O sertão do semi-árido e do flagelo da seca só chegou ao cinema brasileiro na década de 60. Até então a região fora praticamente ignorada como tema ou cenário para produções cinematográficas de ficção e mesmo documentários. Existem poucas exceções. Devidamente registradas podermos citar as imagens feitas por Benjamin Abrahão, em 1936, documentando as atividades de Lampião e seu bando na caatinga; e o filme de Lima Barreto, O Cangaceiro, de 1953, também inspirado no banditismo nordestino, mas rodado no interior de São Paulo e apresentando os cangaceiros montados à cavalo e agindo como caubóis dos filmes americanos.

Coube ao paraibano Linduarte Noronha, acompanhado do cinegrafista pernambucano Rucker Vieira, a realização, em 1960, de Aruanda - um documentário mostrando a vida de remanescentes de um quilombo no interior da Paraíba - desvendar para o país a paisagem árida e a miséria na qual o povo nordestino estava mergulhada. O filme, descoberto pelos cineastas que estavam naquele momento buscando rumos para o cinema nacional, tornou-se uma espécie de libelo em imagens da proposta de um cinema baseado numa estética despojada onde a escassez de recursos técnicos fosse aliada do subdesenvolvimento na definição de uma nova linguagem para a arte cinematográfica.

O movimento do Cinema Novo - liderado por Nelson Pereira dos Santos e Glauber Rocha - foi, então, buscar no sertão nordestino o motivo e a inspiração para seus filmes tornando visível uma realidade até então conhecida, sobretudo por meio da literatura, mas pouco vista nos centros urbanos do país. Vidas Secas, de Santos - adaptação do romance de Graciliano Ramos -; Deus e o Diabo na Terra do Sol, de Rocha; e Os Fuzis, de Ruy Guerra, todos realizados em 1963, foram os primeiros a seguirem esta trilha.

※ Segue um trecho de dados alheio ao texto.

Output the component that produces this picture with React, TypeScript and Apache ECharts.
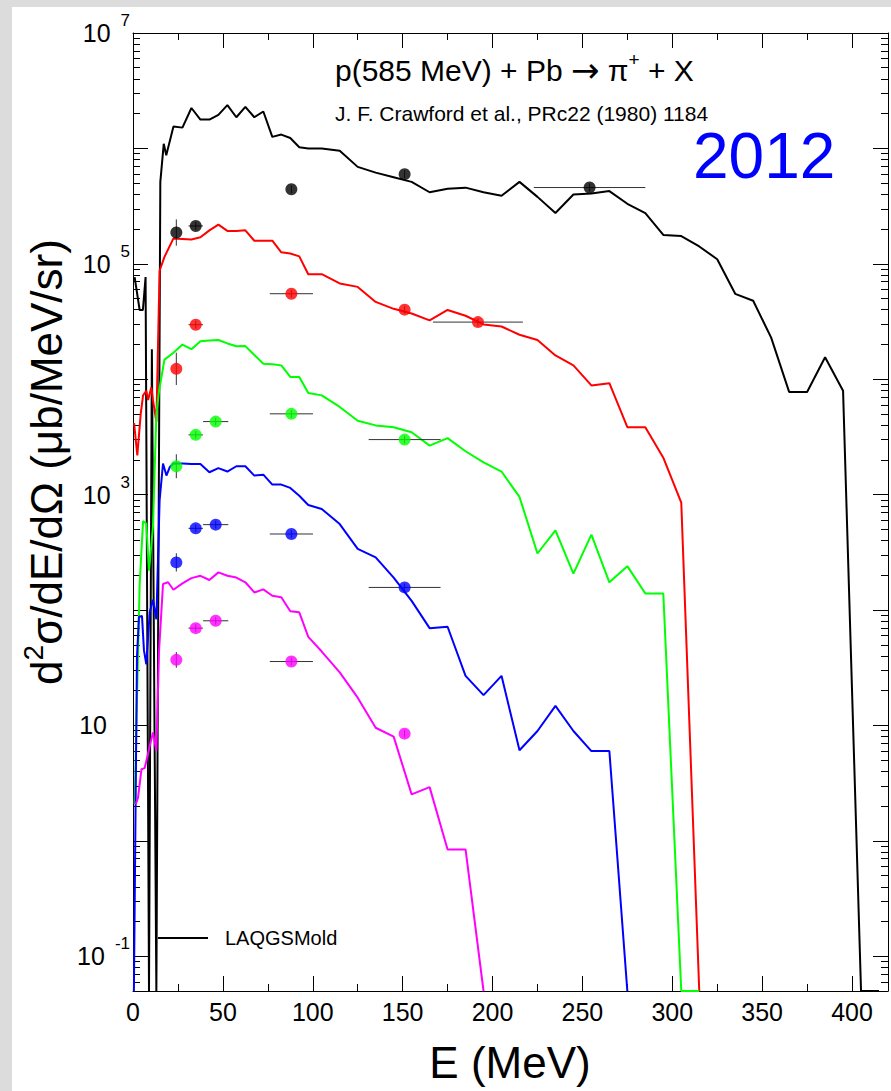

Aclamados no mundo inteiro, esses filmes são hoje considerados obras clássicas de nossa cinematografia e em muitos aspectos não perderam sua atualidade. Esteticamente, eles marcaram o cinema brasileiro e suas imagens ainda são referências para as produções que se seguiram. Do ponto de vista temático, passados mais de 40 anos, o sertão nordestino e seus habitantes ainda sofrem com a irresponsabilidade pela qual os caprichos do clima são tratados, algo que essas obras apontaram com a crueza necessária.

Ver ou rever as representações do sertão nordestino a partir da perspectiva dos cineastas brasileiros é, dessa forma, uma excelente oportunidade de repensar nossa identidade cultural e compreender a formação de nosso imaginário, um exercício ao qual não devemos nos furtar jamais.